Adjuncting makes becoming a professor only something people can do if they 1.) kill themselves working multiple jobs or 2.) have someone to take care of them financially.

Look at the problematic dimensions and loops of prejudice.

She just has a master’s degree. What did she expect? We can pay her a quarter of what we pay a full-timer.

She has a husband at home who takes care of the finances. She just supplements. When a full-time position opens up, she doesn’t “need” it.

She knows how this works. That’s why she has three other jobs. We can cancel her class without notice.

They’re adjuncts.

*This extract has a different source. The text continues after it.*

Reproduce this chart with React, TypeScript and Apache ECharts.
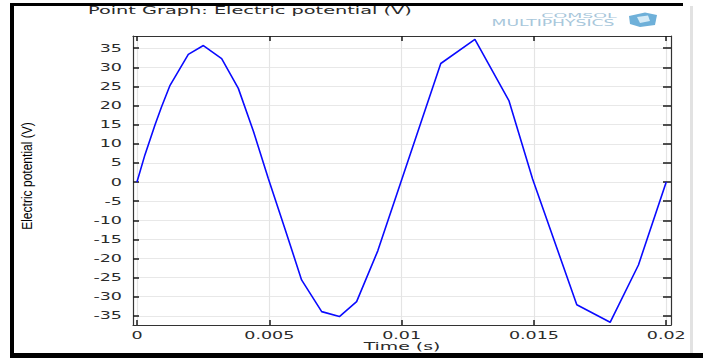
import React, { useEffect, useRef } from "react";
import * as echarts from "echarts";

// Time samples (s) and electric potential (V) along the point graph
const timeS = [
  0, 0.0003, 0.00068, 0.00093, 0.00125, 0.00194, 0.00251, 0.0032, 0.00383, 0.0044,
  0.00496, 0.0056, 0.00622, 0.00698, 0.00765, 0.0083, 0.0091, 0.01148, 0.01277,
  0.01406, 0.01495, 0.01662, 0.01788, 0.01895, 0.02,
];
const potentialV = [
  0, 7.1, 14.9, 19.7, 25.3, 33.4, 35.7, 32.3, 24.5, 13.3,
  1.0, -12.4, -25.6, -33.9, -35.2, -31.3, -18.0, 31.0, 37.3,
  21.2, 0.8, -32.1, -36.7, -21.7, 0,
];

const xTicks = [0, 0.005, 0.01, 0.015, 0.02];
const xTickLabels = ["0", "0.005", "0.01", "0.015", "0.02"];
const yTicks = [-35, -30, -25, -20, -15, -10, -5, 0, 5, 10, 15, 20, 25, 30, 35];
const yTickLabels = yTicks.map((v) => String(v));

const titleText = "Point Graph: Electric potential (V)";
const xTitle = "Time (s)";
const yTitle = "Electric potential (V)";

const X_MIN = -0.00015;
const X_MAX = 0.02018;
const Y_MIN = -37.4;
const Y_MAX = 38.2;

const TEXT_COLOR = "#2b2b2b";
const LABEL_FONT = '10px "DejaVu Sans"';
const WIDE = 1.75;

function axisCommon(ticks: number[], tickLen: number) {
  return {
    type: "value" as const,
    axisLine: { show: true, onZero: false, lineStyle: { color: "#333", width: 1.2 } },
    axisTick: {
      show: true,
      inside: true,
      length: tickLen,
      customValues: ticks,
      lineStyle: { color: "#1a1a1a", width: 1.5 },
    },
    axisLabel: { show: false, customValues: ticks },
  };
}

export default function App() {
  const ref = useRef<HTMLDivElement>(null);

  useEffect(() => {
    if (!ref.current) return;
    const chart = echarts.init(ref.current, null, { renderer: "svg" });

    chart.setOption({
      animation: false,
      backgroundColor: "#ffffff",
      grid: { left: 133, top: 36, right: 32, bottom: 33, containLabel: false },
      xAxis: [
        {
          ...axisCommon(xTicks, 5),
          min: X_MIN,
          max: X_MAX,
          position: "bottom",
          splitLine: { show: true, lineStyle: { color: "#e4e4e4", width: 1.2 } },
        },
        {
          ...axisCommon(xTicks, 5),
          min: X_MIN,
          max: X_MAX,
          position: "top",
          splitLine: { show: false },
        },
      ],
      yAxis: [
        {
          ...axisCommon(yTicks, 6),
          min: Y_MIN,
          max: Y_MAX,
          position: "left",
          splitLine: { show: true, lineStyle: { color: "#e8e8e8", width: 1.2 } },
        },
        {
          ...axisCommon(yTicks, 8),
          min: Y_MIN,
          max: Y_MAX,
          position: "right",
          splitLine: { show: false },
        },
      ],
      series: [
        {
          type: "line",
          xAxisIndex: 0,
          yAxisIndex: 0,
          data: timeS.map((t, i) => [t, potentialV[i]]),
          showSymbol: false,
          lineStyle: { color: "#0a0aff", width: 1.6 },
          z: 5,
        },
      ],
    });

    const graphics: any[] = [];

    // frame around the figure
    graphics.push(
      { type: "rect", shape: { x: 10, y: 3, width: 4, height: 355 }, style: { fill: "#000" } },
      { type: "rect", shape: { x: 10, y: 3, width: 673, height: 3 }, style: { fill: "#000" } },
      { type: "rect", shape: { x: 10, y: 353, width: 693, height: 5 }, style: { fill: "#000" } },
      { type: "rect", shape: { x: 690, y: 6, width: 3, height: 347 }, style: { fill: "#e2e2e2" } }
    );

    // title
    graphics.push({
      type: "text",
      x: 88,
      y: 11,
      scaleX: 1.84,
      style: {
        text: titleText,
        font: '10.5px "DejaVu Sans"',
        fill: TEXT_COLOR,
        align: "left",
        verticalAlign: "middle",
      },
    });

    // vendor mark, top right
    graphics.push(
      {
        type: "text",
        x: 579,
        y: 16,
        scaleX: 2.5,
        style: {
          text: "COMSOL",
          font: '7px "DejaVu Sans"',
          fill: "#a8c7db",
          align: "center",
          verticalAlign: "middle",
        },
      },
      {
        type: "text",
        x: 553,
        y: 23.5,
        scaleX: 2.15,
        style: {
          text: "MULTIPHYSICS",
          font: '8px "DejaVu Sans"',
          fill: "#a8c7db",
          align: "center",
          verticalAlign: "middle",
        },
      },
      {
        type: "polygon",
        shape: {
          points: [
            [629, 16],
            [645, 12.5],
            [657, 15],
            [655, 25],
            [640, 27],
            [630, 24],
          ],
        },
        style: { fill: "#6eb0d9" },
      },
      {
        type: "polygon",
        shape: {
          points: [
            [637, 17],
            [648, 15.5],
            [650, 21],
            [640, 23],
          ],
        },
        style: { fill: "#d5ebf7" },
      }
    );

    // tick labels placed through the axis scales
    xTicks.forEach((v, i) => {
      const px = chart.convertToPixel({ xAxisIndex: 0 }, v) as number;
      graphics.push({
        type: "text",
        x: px,
        y: 335,
        scaleX: WIDE,
        style: {
          text: xTickLabels[i],
          font: LABEL_FONT,
          fill: TEXT_COLOR,
          align: "center",
          verticalAlign: "middle",
        },
      });
    });
    yTicks.forEach((v, i) => {
      const py = chart.convertToPixel({ yAxisIndex: 0 }, v) as number;
      graphics.push({
        type: "text",
        x: 122,
        y: py,
        scaleX: WIDE,
        style: {
          text: yTickLabels[i],
          font: LABEL_FONT,
          fill: TEXT_COLOR,
          align: "right",
          verticalAlign: "middle",
        },
      });
    });

    // axis titles
    const xMid =
      ((chart.convertToPixel({ xAxisIndex: 0 }, X_MIN) as number) +
        (chart.convertToPixel({ xAxisIndex: 0 }, X_MAX) as number)) /
      2;
    graphics.push({
      type: "text",
      x: xMid,
      y: 347,
      scaleX: 1.8,
      style: {
        text: xTitle,
        font: '10.5px "DejaVu Sans"',
        fill: TEXT_COLOR,
        align: "center",
        verticalAlign: "middle",
      },
    });
    graphics.push({
      type: "text",
      x: 27,
      y: 176,
      rotation: Math.PI / 2,
      scaleX: 0.86,
      style: {
        text: yTitle,
        font: '14px "Liberation Sans"',
        fill: "#000",
        align: "center",
        verticalAlign: "middle",
      },
    });

    chart.setOption({ graphic: graphics });

    return () => chart.dispose();
  }, []);

  return (
    <div
      ref={ref}
      style={{ position: "fixed", left: 0, top: 0, width: 703, height: 358, background: "#fff" }}
    />
  );
}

What did they expect?

Actually, we are only adjuncts because the hiring and payment of full-time professors is apparently one of the ways universities save money.

If you think tuition pays for a professor’s salary- we are getting down to some REALLY small fractions.

I have been paid $1300 to teach a 16-week class. Departments don’t come up with these numbers based on the value of the class or the teaching. It is like a universally agreed upon scam.

If no one hires full timers, the over qualified individuals who can only get jobs in academia will HAVE to accept our super-cheap, unreliably-termed, part-time contracts.

And we do.

With a Master’s in English and an impeccable teaching record, I applied for everything imaginable. I tried the party-planning route, advertising, middle management in retail, and more. Every full-time job opportunity resulted in an application during my adjunct years.

However, I’m a good teacher because that is what I am qualified to do. And résumé readers know that. A beautiful academic record resulted only in part-time academic job offers.

For five years.

A miracle broke the cycle. A librarianship coupled with writing center work that finally gave me a full-time titled position. Positions like that one are super-rare.

Once the “adjunct” title was off of my résumé, I was treated with infinitely more respect in the job market. One full-time job directly led to another. I’m in a different pool of applicants now.

I’m still the good teacher I always was. I still read, research, and write. I still attend meetings. The only difference is I now work less and get paid more. I am no longer an “adjunct” by title.

I didn’t earn the disrespectful treatment associated with the adjunct title, but I certainly received that treatment. I was a good teacher, used and overworked, and never made anything that could be termed a living wage from any of my positions.

Please compare.

At my most reliable adjunct position, I was paid $1800 per class for 3 classes a semester. You had to cut throats to get summer school. I was only so lucky twice. So, teaching 6 classes a year, I received $10,800 and 0 benefits.

I couldn’t live on that, so I had 3 other positions, adding up to about 8 classes per semester (16/year).

At my current full-time Institution, I am at the lowest full-time starting rank of Instructor, teaching the usual full-time load of classes: 4 per semester. For teaching 8 classes a year, I am paid $40,000.

Because I “deserve” it now. I’m “full-time”.

How can a system built around the pursuit of knowledge be so utterly stupid?